One should note that, assuming knowledge has to be reliable, epistemic opportunism in itself already validates scientism. If science is epistemically opportunist in the way presented above, it directly follows that science is the best and only way of forming evaluably reliable knowledge. That
is, if one accepts that science uses or should use the methods that evaluably work for obtaining reliable knowledge, then already by definition science is the only practice for obtaining evaluable reliable knowledge. This is the thesis of strong scientism from which the weak version, of course, fol-
lows. In fact, given epistemic opportunism, the distinction between weak and strong scientism effectively evaporates, since the only non-scientific methods are the ones that do not produce any evaluably reliable knowledge. Given epistemic opportunism, Peels is then wrong in claiming that
scientism cannot be justified with an a priori argument. If the epistemic opportunism of science is accepted, then the idea that science is the only reliable source of knowledge can follow by logical inference alone.

Putting aside that this would reduce scientism to “the best methods for producing knowledge are by definition the best methods for producing knowledge”, this runs headlong into the problem of “philosophism”. Given that philosophy has an entire field dedicated to epistemology and figuring out what the best methods are for gaining knowledge in both its and all other fields and science does not, it really seems like a field that has this as its main defining feature such that we can call anything that does that or is one of those methods by its name should be named philosophy rather than science. But it gets worse, because while as noted philosophy has indeed made a long practice of seeking out and incorporating new methods into itself as new problems and new approaches became available and established — and, as noted at the top, even doing that with the formal sciences with naturalism — science has rarely if ever done this. In fact, it can be easily argued that the reason for science’s relative success at producing knowledge — in terms of amount, at least — follows from science applying its method to any problem it came across and not bothering to stop to ask whether that method was applicable or not.
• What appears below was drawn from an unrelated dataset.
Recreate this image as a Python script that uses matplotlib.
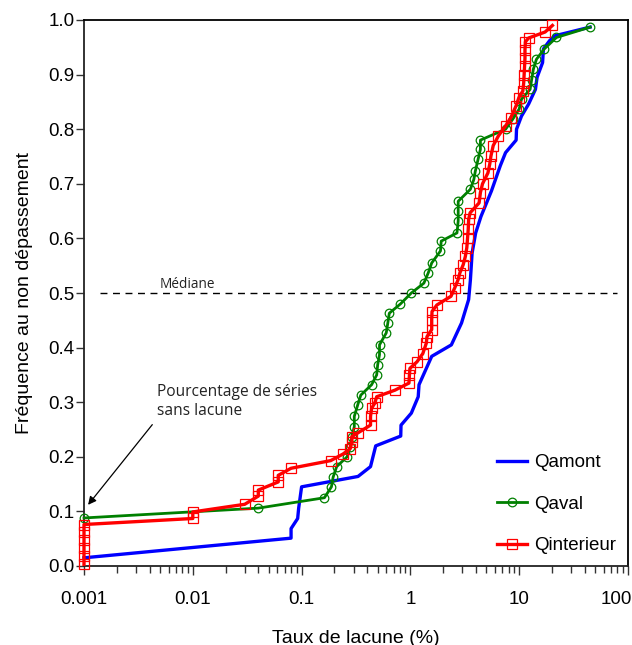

Such questions were usually relegated to Philosophy of Science. So how does it make sense to define science by an attribute that the idealized natural sciences don’t seem to have?

And that’s the problem here. To avoid the objection, they need to insist that science is characterized by epistemic opportunism and so will incorporate all methods that produce knowledge reliably. But this better fits philosophy rather than science, leading to two issues. The first is the somewhat facetious one that it’s arrogant for science to incorporate philosophy into itself when it spawned from philosophy in the first place. The second is that this would make nonsensical all demands for philosophers to use “science” to solve philosophical problems, as philosophy would already be science and so at a minimum they’d have to narrow the definitions again to have that make sense. Either way, this isn’t a good way for the advocates of scientism to go.

You can indeed broaden or weaken the definition of scientism to avoid some of the main objections. The problem with doing so is that you often make scientism and the relevant debates around scientism either meaningless or nonsensical, and the paper has not shown how to avoid those issues. So perhaps my response here should be considered a note on how to argue for scientism: if you are going to argue for scientism, start with a clear and non-arbitrary definition of science so that we can see what is included, what is excluded, and how successful or reliable science is when we count everything that’s included and if there are reliable alternatives when we exclude the things that are excluded. This paper does not even come close to doing that, and I suspect that anyone who did try to do that would find that scientism isn’t as appealing a position as they hoped it would be.